In 1240, in Paris, it was the same Catholic Church which had built the cathedral that held the famous Paris controversy in which the Talmud was tried for blasphemy against the church. There was no way the Jewish rabbis debating the Christians could win. Held at the instigation of Nicolas Donin, an apostate Jew converted to Christianity, he and clerics debated four rabbis, led by Rabbi Yehiel of Paris in the presence of King Louis IX of France.
Begun in 1240, the trial ended with the decree, out of the Notre Dame Cathedral, ordering seizure of all copies of the Talmud, that is tens of wagonloads, at least 10,000 handwritten voumes of holy texts (the printing press had not yet been invented) and then burning them on nearby Place de Greve in 1242.
Two of the rabbis, Rabbi Shmuel of Falaise and the Maharam Rottenberg, who participated in the debate are well known to us today through the prayers they composed and the elegies about the burning of the holy books which are still part of our liturgy.
But who was that Louis, King of France, who cooperated so willingly with the church?
Louis IX (1226-1270), grandson of Philip Augustus and King of France, was a king of the Middle Ages: a knight, religious, ascetic and hostile to the Jews.
In spite of the fact that this opposition worked to its own disadvantage, he opposed the lending activity of his Jewish subjects; he decreed laws against them and even finally ordered their expulsion.
Known today as St. Louis, he was very anxious to convert the Jews and encouraged the discussions between the synagogue and the Church to this end. At these theological disputes, it was hoped that some Jews would be converted, or at least shamed, and thus convinced unresolved Christians of the truth of Christianity and the baseness of Judaism.
There is reason to believe that Louis took no action to protect the Jews persecuted by so-called crusaders in 1236 in several provinces (Anjou, Poitou, Mançois, Touraine, Berry). When, in 1239, Pope Gregory IX asked the kings of France and Portugal to order the seizure of Jewish books for examination, Louis was the quickest and most zealous to obey. So 24 loads of Jewish books were burned in 1242.
The Talmud's trial, also called the Talmud's Burning, Paris Dispute or Talmud Controversy1 (Hebrew: ויכוח פריז Vikouah Pariz) is a major event in the history of the Jews and their relationship to Christianity.
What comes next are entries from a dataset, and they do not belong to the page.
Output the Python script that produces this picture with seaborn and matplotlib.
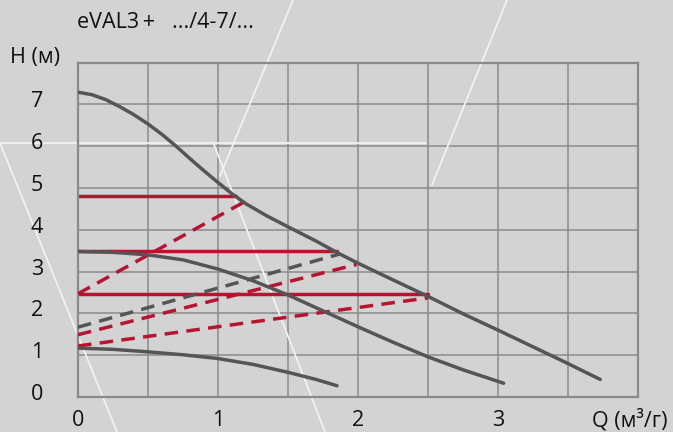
import matplotlib.pyplot as plt
import matplotlib.transforms as mtransforms
import seaborn as sns

# pump curves eVAL3+ .../4-7/...  (Q in m3/h, H in m)
q_max = [0, 0.10, 0.20, 0.30, 0.40, 0.50, 0.60, 0.70, 0.80, 0.90, 1.00, 1.10, 1.20, 1.35, 1.50,
         1.70, 1.87, 2.00, 2.20, 2.51, 2.75, 3.00, 3.25, 3.50, 3.73]
h_max = [7.29, 7.23, 7.11, 6.94, 6.75, 6.53, 6.28, 6.00, 5.70, 5.41, 5.13, 4.86, 4.62, 4.33, 4.07,
         3.73, 3.42, 3.20, 2.88, 2.39, 1.99, 1.60, 1.20, 0.80, 0.42]

q_mid = [0, 0.25, 0.50, 0.75, 1.00, 1.25, 1.50, 1.75, 2.00, 2.25, 2.50, 2.75, 3.04]
h_mid = [3.48, 3.46, 3.40, 3.28, 3.06, 2.78, 2.44, 2.06, 1.68, 1.31, 0.96, 0.65, 0.33]

q_low = [0, 0.25, 0.50, 0.75, 1.00, 1.25, 1.50, 1.70, 1.85]
h_low = [1.17, 1.14, 1.08, 1.01, 0.92, 0.78, 0.59, 0.42, 0.27]

# constant pressure settings (red solid)
cp_h = [4.81, 3.50, 2.46]
cp_qend = [1.13, 1.85, 2.50]

# proportional pressure settings (dashed): head at Q=0, end point
pp_h0 = [2.47, 1.67, 1.49, 1.22]
pp_q1 = [1.19, 1.87, 1.99, 2.50]
pp_h1 = [4.67, 3.42, 3.17, 2.37]
pp_red = [True, False, True, True]

x_ticks = [0, 1, 2, 3]
y_ticks = [0, 1, 2, 3, 4, 5, 6, 7]

bg = '#d3d3d3'
grey = '#555555'
red = '#b5152f'
gridc = '#8a8a8a'
txt = '#111111'

sns.set_theme(style="ticks", rc={
    'axes.facecolor': bg,
    'figure.facecolor': bg,
    'axes.edgecolor': gridc,
    'axes.linewidth': 1.6,
    'grid.color': gridc,
    'grid.linewidth': 1.1,
})
plt.rcParams['font.family'] = ['Open Sans', 'DejaVu Sans']

W, H = 673, 432
fig = plt.figure(figsize=(W / 100, H / 100), dpi=100)
ax = fig.add_axes([78 / W, 35 / H, 560 / W, 334.5 / H])

# white decorative strokes in the background (pixel coords of the picture)
deco = [((0, 143), (117, 432)), ((0, 142.5), (426, 142.5)), ((213, 142), (325, 432)),
        ((293, 0), (220, 176)), ((507, 0), (432, 185))]
for (x0, y0), (x1, y1) in deco:
    ax.plot([x0 / W, x1 / W], [1 - y0 / H, 1 - y1 / H], color='#f2f2f2', lw=1.3,
            transform=fig.transFigure, clip_on=False, zorder=1)

lw = 2.5
for q, h in [(q_max, h_max), (q_mid, h_mid), (q_low, h_low)]:
    sns.lineplot(x=q, y=h, ax=ax, color=grey, lw=lw, sort=False, estimator=None, zorder=3)
    ax.lines[-1].set_solid_joinstyle('round')

for h, q in zip(cp_h, cp_qend):
    sns.lineplot(x=[0, q], y=[h, h], ax=ax, color=red, lw=lw, zorder=2.5)

for h0, q1, h1, is_red in zip(pp_h0, pp_q1, pp_h1, pp_red):
    sns.lineplot(x=[0, q1], y=[h0, h1], ax=ax, color=red if is_red else grey, lw=lw, zorder=2.6)
    ax.lines[-1].set_dashes((3.9, 2.4))

ax.set_xlim(0, 4)
ax.set_ylim(0, 8)
ax.set_xticks([i * 0.5 for i in range(9)])
ax.set_yticks(list(range(9)))
ax.tick_params(length=0, labelbottom=False, labelleft=False)
ax.grid(True)
ax.set_axisbelow(True)
for s in ax.spines.values():
    s.set_visible(True)
ax.set_xlabel('')
ax.set_ylabel('')

# tick labels placed at data positions with a pixel offset
fs = 15.5
xoff = ax.transData + mtransforms.ScaledTranslation(0, -0.23, fig.dpi_scale_trans)
for t in x_ticks:
    ax.text(t, 0, str(t), transform=xoff, ha='center', va='center', fontsize=fs, color=txt, clip_on=False)
yoff = mtransforms.blended_transform_factory(ax.transAxes, ax.transData) + \
    mtransforms.ScaledTranslation(-0.41, 0.025, fig.dpi_scale_trans)
for t in y_ticks:
    ax.text(0, t, str(t), transform=yoff, ha='center', va='center', fontsize=fs, color=txt, clip_on=False)

fig.text(77 / W, 1 - 22 / H, 'eVAL3\u2009+   .../4-7/...', fontsize=fs, va='center', ha='left', color=txt)
fig.text(10 / W, 1 - 57 / H, 'H (м)', fontsize=fs, va='center', ha='left', color=txt)
fig.text(668 / W, 1 - 420 / H, 'Q (м³/г)', fontsize=fs, va='center', ha='right', color=txt)

fig.savefig('out.png', dpi=100, facecolor=bg)
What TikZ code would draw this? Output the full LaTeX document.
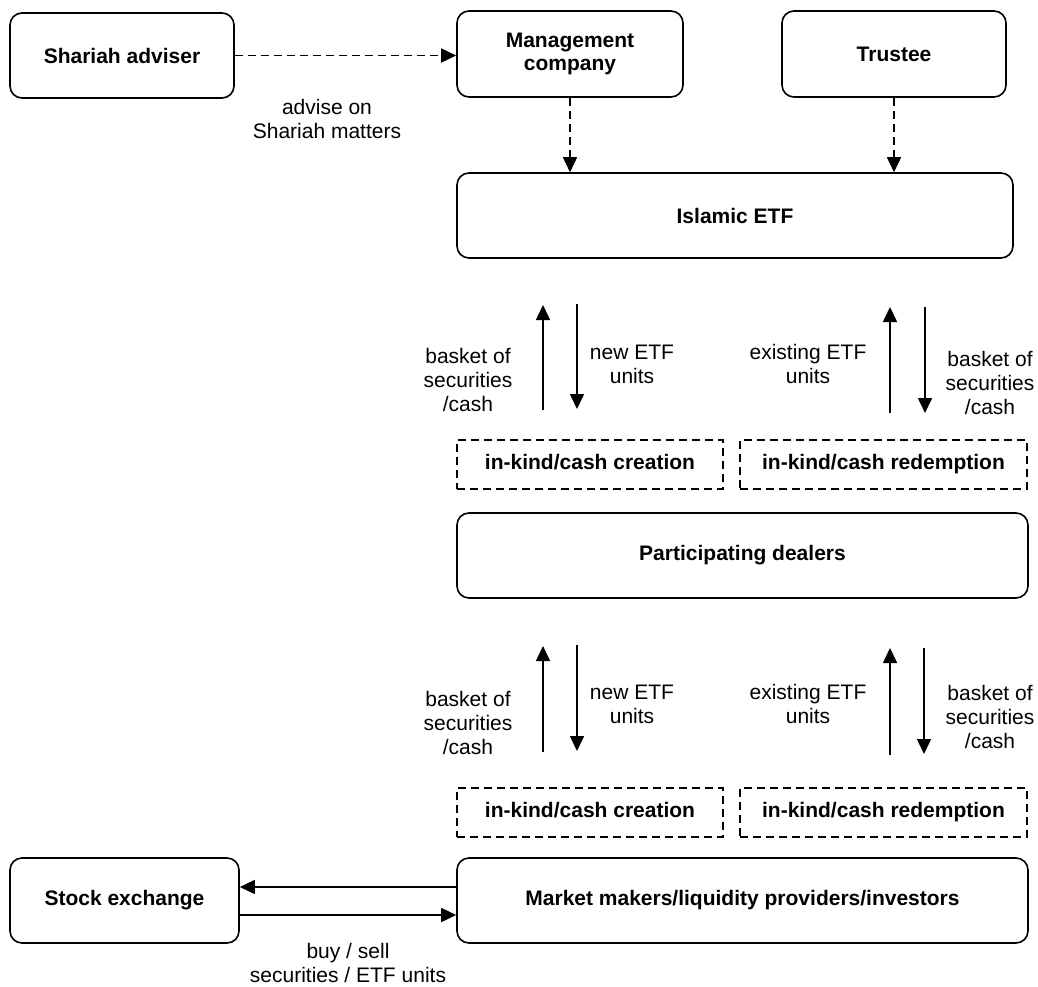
\documentclass[tikz,border=0pt]{standalone}
\usepackage{fontspec}
\setmainfont{Liberation Sans}
\usetikzlibrary{arrows.meta}
\tikzset{
  box/.style={draw, line width=1.6pt, rounded corners=12pt, align=center,
    inner sep=0pt, font=\fontsize{21}{24}\selectfont\bfseries},
  dbox/.style={draw, line width=1.5pt, dash pattern=on 8pt off 5pt, align=center,
    inner sep=0pt, text height=15pt, text depth=5pt,
    font=\fontsize{21}{24}\selectfont\bfseries},
  lbl/.style={align=center, inner sep=0pt, font=\fontsize{21}{24}\selectfont},
  arr/.style={line width=1.6pt, -{Triangle[length=15pt,width=14pt]}},
  darr/.style={arr, dash pattern=on 8pt off 5pt},
}
\begin{document}
\begin{tikzpicture}[x=1pt,y=-1pt]
\useasboundingbox (0,0) rectangle (1038,987);

% boxes
\node[box, minimum width=224pt, minimum height=85pt] (sa) at (122,55.5) {Shariah adviser};
\node[box, minimum width=226pt, minimum height=86pt] (mgmt) at (570,54) {Management\\[-1pt]company};
\node[box, minimum width=224pt, minimum height=86pt] (tr) at (894,54) {Trustee};
\node[box, minimum width=556pt, minimum height=85pt] (etf) at (735,215.5) {Islamic ETF};

\node[dbox, minimum width=266pt, minimum height=49pt] (cr1) at (590,464.5) {in-kind/cash creation};
\node[dbox, minimum width=287pt, minimum height=49pt] (rd1) at (883.5,464.5) {in-kind/cash redemption};
\node[box, minimum width=571pt, minimum height=85pt] (pd) at (742.5,555.5) {Participating dealers};

\node[dbox, minimum width=266pt, minimum height=49pt] (cr2) at (590,812.5) {in-kind/cash creation};
\node[dbox, minimum width=287pt, minimum height=49pt] (rd2) at (883.5,812.5) {in-kind/cash redemption};
\node[box, minimum width=571pt, minimum height=85pt] (mm) at (742.5,900.5) {Market makers/liquidity providers/investors};
\node[box, minimum width=229pt, minimum height=85pt] (se) at (124.5,900.5) {Stock exchange};

% labels
\node[lbl] (adv) at (327,118.5) {advise on\\Shariah matters};
\node[lbl] (b1) at (468,380) {basket of\\securities\\/cash};
\node[lbl] (n1) at (632,364) {new ETF\\units};
\node[lbl] (e1) at (808,364) {existing ETF\\units};
\node[lbl] (r1) at (990,383) {basket of\\securities\\/cash};
\node[lbl] (b2) at (468,723) {basket of\\securities\\/cash};
\node[lbl] (n2) at (632,704) {new ETF\\units};
\node[lbl] (e2) at (808,704) {existing ETF\\units};
\node[lbl] (r2) at (990,717) {basket of\\securities\\/cash};
\node[lbl] (bs) at (348,963) {buy / sell\\securities / ETF units};

% dashed connectors
\draw[darr] (sa.east) -- (sa.east -| mgmt.west);
\draw[darr] (mgmt.south) -- (mgmt.south |- etf.north);
\draw[darr] (tr.south) -- (tr.south |- etf.north);

% level 1 arrows
\coordinate (u1s) at (543,410); \coordinate (u1e) at (543,305);
\coordinate (d1s) at (577,304); \coordinate (d1e) at (577,409);
\coordinate (u2s) at (890,413); \coordinate (u2e) at (890,307);
\coordinate (d2s) at (925,307); \coordinate (d2e) at (925,413);
\draw[arr] (u1s) -- (u1e);
\draw[arr] (d1s) -- (d1e);
\draw[arr] (u2s) -- (u2e);
\draw[arr] (d2s) -- (d2e);

% level 2 arrows
\coordinate (u3s) at (543,752); \coordinate (u3e) at (543,646);
\coordinate (d3s) at (577,645); \coordinate (d3e) at (577,751);
\coordinate (u4s) at (890,755); \coordinate (u4e) at (890,648);
\coordinate (d4s) at (924,648); \coordinate (d4e) at (924,754);
\draw[arr] (u3s) -- (u3e);
\draw[arr] (d3s) -- (d3e);
\draw[arr] (u4s) -- (u4e);
\draw[arr] (d4s) -- (d4e);

% stock exchange arrows
\coordinate (ya) at (0,887);
\coordinate (yb) at (0,915);
\draw[arr] (mm.west |- ya) -- (se.east |- ya);
\draw[arr] (se.east |- yb) -- (mm.west |- yb);
\end{tikzpicture}
\end{document}
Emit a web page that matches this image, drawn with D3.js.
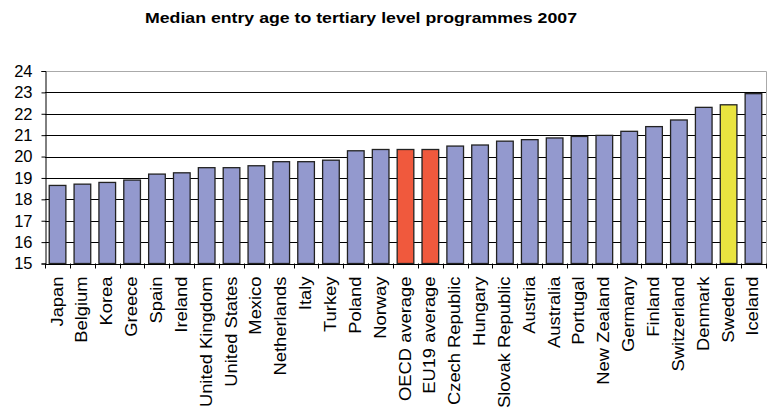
<!DOCTYPE html>
<html><head><meta charset="utf-8">
<script src="https://cdn.jsdelivr.net/npm/d3@7"></script>
<style>body{margin:0;background:#fff}svg{display:block}text{font-family:"Liberation Sans",Arial,sans-serif}</style>
</head><body>
<svg id="c" width="767" height="408"></svg>
<script>
const categories = ["Japan","Belgium","Korea","Greece","Spain","Ireland","United Kingdom","United States","Mexico","Netherlands","Italy","Turkey","Poland","Norway","OECD average","EU19 average","Czech Republic","Hungary","Slovak Republic","Austria","Australia","Portugal","New Zealand","Germany","Finland","Switzerland","Denmark","Sweden","Iceland"];
const values = [18.65,18.71,18.79,18.9,19.18,19.24,19.48,19.48,19.57,19.76,19.76,19.83,20.27,20.33,20.33,20.33,20.49,20.54,20.72,20.79,20.87,20.94,20.99,21.18,21.4,21.71,22.3,22.42,22.94];
const highlights = {"OECD average":"avg","EU19 average":"avg","Sweden":"own"};
const yTicks = [15,16,17,18,19,20,21,22,23,24];
const title = "Median entry age to tertiary level programmes 2007";

const FONT = "'Liberation Sans', Arial, sans-serif";
const colors = {base:"#9399CE", avg:"#F0593D", own:"#E9E440"};
const svg = d3.select("#c");
const m = {l:45, r:766, t:71, b:263.5};
const x = d3.scaleBand().domain(categories).range([m.l, m.r]).paddingInner(0.33).paddingOuter(0.17);
const y = d3.scaleLinear().domain([15,24]).range([m.b, m.t]);

svg.append("text").attr("x",361).attr("y",23).attr("text-anchor","middle")
  .attr("font-size",15.5).attr("font-weight","bold").style("font-family",FONT)
  .attr("textLength",432).attr("lengthAdjust","spacingAndGlyphs").text(title);

// gridlines
svg.append("g").selectAll("line").data(yTicks.filter(d=>d>15&&d<24)).join("line")
  .attr("x1",m.l).attr("x2",m.r).attr("y1",d=>Math.round(y(d))+0.5).attr("y2",d=>Math.round(y(d))+0.5)
  .attr("stroke","#000").attr("stroke-width",1);
// plot border top/right gray
svg.append("path").attr("d",`M${m.l},${Math.round(m.t)+0.5}H${m.r+0.5}V${m.b}`).attr("fill","none").attr("stroke","#aaa");

// bars
svg.append("g").selectAll("rect").data(categories).join("rect")
  .attr("x",d=>x(d)).attr("width",x.bandwidth())
  .attr("y",(d,i)=>y(values[i])).attr("height",(d,i)=>y(15)-y(values[i]))
  .attr("fill",d=>colors[highlights[d]||"base"]).attr("stroke","#222").attr("stroke-width",1.3);

// y axis
const ya = d3.axisLeft(y).tickValues(yTicks).tickSize(4).tickPadding(9).tickFormat(d3.format("d"));
const gy = svg.append("g").attr("transform",`translate(${m.l+0.5},0)`).call(ya);
gy.select(".domain").attr("stroke","#000");
gy.selectAll("text").attr("font-size",16.5).attr("fill","#000").style("font-family",FONT);

// x axis
const step = x.step();
const bounds = d3.range(categories.length+1).map(i=>m.l + i*step);
const gx = svg.append("g");
gx.append("line").attr("x1",m.l).attr("x2",m.r+0.5).attr("y1",Math.round(m.b)+0.5).attr("y2",Math.round(m.b)+0.5).attr("stroke","#000");
gx.selectAll("line.t").data(bounds).join("line").attr("class","t")
  .attr("x1",d=>Math.round(d)+0.5).attr("x2",d=>Math.round(d)+0.5).attr("y1",m.b).attr("y2",m.b+5).attr("stroke","#000");
gx.selectAll("text").data(categories).join("text")
  .attr("transform",d=>`translate(${x(d)+x.bandwidth()/2+5},${m.b+13}) rotate(-90) scale(1.08,1)`)
  .attr("text-anchor","end").attr("font-size",17).style("font-family",FONT).text(d=>d);
</script>
</body></html>
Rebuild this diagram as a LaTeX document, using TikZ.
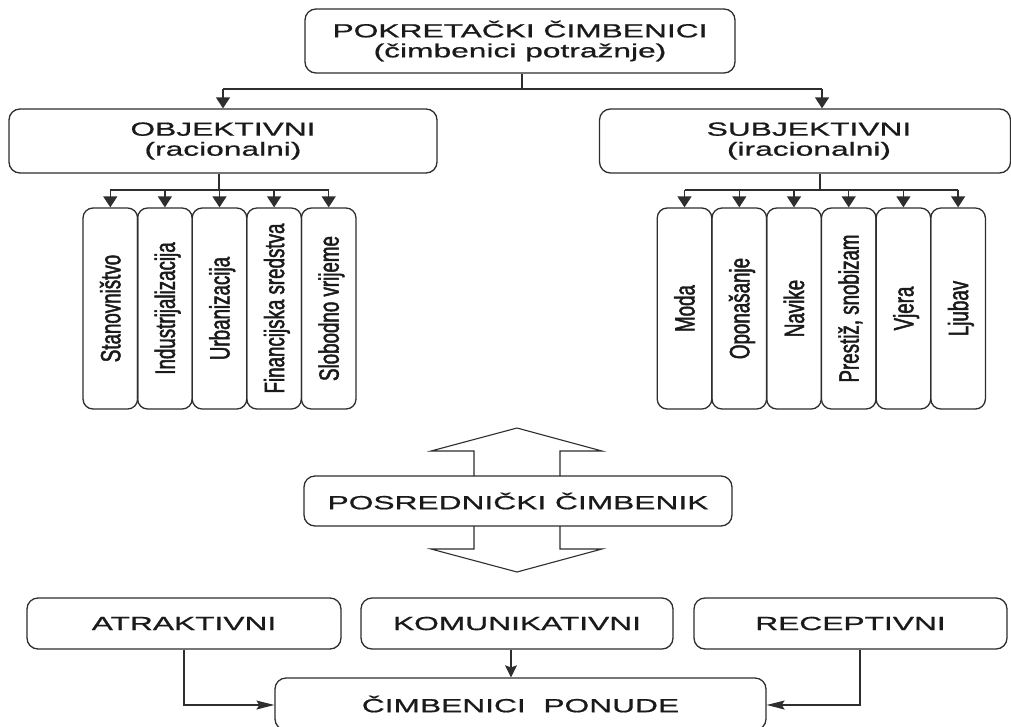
\documentclass[tikz,border=0pt]{standalone}
\usepackage{fontspec}
\setmainfont{Liberation Sans}
\newfontfamily\hfont[FakeStretch=1.67,FakeBold=0.8]{Liberation Sans}
\newfontfamily\vfont[FakeStretch=0.67,FakeBold=1.6]{Liberation Sans}
\usetikzlibrary{arrows.meta}
\definecolor{ink}{HTML}{1A1A1A}
\definecolor{edge}{HTML}{2E2E2E}
\tikzset{
  box/.style={draw=edge, line width=1.3pt, rounded corners=11pt, inner sep=0pt,
    align=center, text=ink, font=\hfont\fontsize{19}{20}\selectfont},
  vbox/.style={draw=edge, line width=1.3pt, rounded corners=10pt, rotate=90,
    minimum width=201pt, minimum height=54.6pt, inner sep=0pt,
    text height=20pt, text depth=0pt, text=ink,
    font=\vfont\fontsize{28}{30}\selectfont},
  conn/.style={draw=edge, line width=1.3pt},
  darr/.style={conn, -{Triangle[length=11pt,width=14pt]}},
  harr/.style={draw=edge, line width=1.1pt, -{Stealth[length=18pt,width=9pt,inset=3pt]}},
  varr/.style={draw=edge, line width=1.1pt, -{Stealth[length=12pt,width=12pt,inset=2pt]}},
  bigarrow/.style={draw=edge, line width=1.1pt, line join=miter}
}
\begin{document}
\begin{tikzpicture}[x=1pt,y=-1pt]
\useasboundingbox (0,0) rectangle (1011,726);
\fill[white] (0,0) rectangle (1011,726);

% top level
\node[box, minimum width=430pt, minimum height=64pt] (top) at (520,41)
  {POKRETAČKI ČIMBENICI\\(čimbenici potražnje)};
\node[box, minimum width=428pt, minimum height=64pt] (obj) at (223,141)
  {OBJEKTIVNI\\(racionalni)};
\node[box, minimum width=411pt, minimum height=64pt] (subj) at (805,141)
  {\hspace*{8pt}SUBJEKTIVNI\\\hspace*{8pt}(iracionalni)};

\coordinate (topbus) at (522,89);
\coordinate (sarr) at (822,89);
\draw[conn] (top.south -| topbus) -- (topbus);
\draw[conn] (obj.north |- topbus) -- (sarr);
\draw[darr] (obj.north |- topbus) -- (obj.north);
\draw[darr] (sarr) -- (sarr |- subj.north);

% objective factors
\node[vbox] (v1) at (110.3,308.5) {Stanovništvo};
\node[vbox] (v2) at (164.9,308.5) {Industrijalizacija};
\node[vbox] (v3) at (219.5,308.5) {Urbanizacija};
\node[vbox] (v4) at (274.1,308.5) {Financijska sredstva};
\node[vbox] (v5) at (328.7,308.5) {Slobodno vrijeme};

\coordinate (objbus) at (219,190);
\draw[conn] (obj.south -| objbus) -- (objbus);
\draw[conn] (v1.east |- objbus) -- (v5.east |- objbus);
\foreach \n in {v1,v2,v3,v4,v5} \draw[darr] (\n.east |- objbus) -- (\n.east);

% subjective factors
\node[vbox] (s1) at (684.5,308.5) {Moda};
\node[vbox] (s2) at (739.3,308.5) {Oponašanje};
\node[vbox] (s3) at (794.0,308.5) {Navike};
\node[vbox] (s4) at (848.7,308.5) {Prestiž, snobizam};
\node[vbox] (s5) at (903.4,308.5) {Vjera};
\node[vbox] (s6) at (958.1,308.5) {Ljubav};

\coordinate (subjbus) at (820,190);
\draw[conn] (subj.south -| subjbus) -- (subjbus);
\draw[conn] (s1.east |- subjbus) -- (s6.east |- subjbus);
\foreach \n in {s1,s2,s3,s4,s5,s6} \draw[darr] (\n.east |- subjbus) -- (\n.east);

% mediating factor with double arrow
\node[box, minimum width=428pt, minimum height=50pt] (posr) at (518,501)
  {POSREDNIČKI ČIMBENIK};
\draw[bigarrow] (474,476) -- (474,451) -- (431,451) -- (517,428) -- (602,451) -- (560,451) -- (560,476);
\draw[bigarrow] (474,526) -- (474,549) -- (431,549) -- (517,572) -- (602,549) -- (560,549) -- (560,526);

% supply side
\node[box, minimum width=314pt, minimum height=51pt] (atr) at (184,623.5) {ATRAKTIVNI};
\node[box, minimum width=312pt, minimum height=51pt] (kom) at (517,623.5) {KOMUNIKATIVNI};
\node[box, minimum width=313pt, minimum height=51pt] (rec) at (850.5,623.5) {RECEPTIVNI};
\node[box, minimum width=491pt, minimum height=52pt] (pon) at (520.5,704) {ČIMBENICI\ \ PONUDE};

\coordinate (kx) at (511,0);
\coordinate (rx) at (860,0);
\draw[harr] (atr.south) |- ([yshift=-1pt]pon.west);
\draw[varr] (kom.south -| kx) -- (pon.north -| kx);
\draw[harr] (rec.south -| rx) |- ([yshift=-1pt]pon.east);
\end{tikzpicture}
\end{document}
So is King St. Louis a Saint? And what about his anti-Semitic measures?
King 'Saint' Louis was marked by a profound anti-Judaism of essentially religious nature. Louis IX, deeply Christian, did not like those Jews who refused to recognize Christ.
He condemns the Talmud! King St. Louis, moreover, does not like these people who constitute a foreign body inside the kingdom of France that he seeks to unify.
'Saint' Louis goes further. "Christians have a chief," he said to himself, "it's the bishop. The Jews have no one, so I must be the bishop of the Jews and punish them when they behave badly, but also protect them when they are unjustly attacked ... "
Still, Saint Louis was instead a persecutor of the Jews to the point of imposing on them, in 1269, the wearing of the rouelle (a piece of red felt or cloth cut in the form of a wheel, four fingers in circumference, which had to be attached to the outer garment at the chest and back), advocated by the Church which took this decision at the Fourth Lateran Council, in 1215. Saint Louis did not hesitate to apply it, especially for the sake of integration and forced conversion of Jews to the national community.
King St Louis was the instigator of the last crusades and massacre of Jews in the Holy Land.
France is in state of shock, the Christian world is outraged while muslims are rejoicing on social media.
Jews have northing to mourn.
And by way of comparison, was the world shocked when on Kristallnacht November 9-10-1938, 1000 synagogues were destroyed in flames by Nazi Germany, begining of the annihilation of the Jews of Europe?.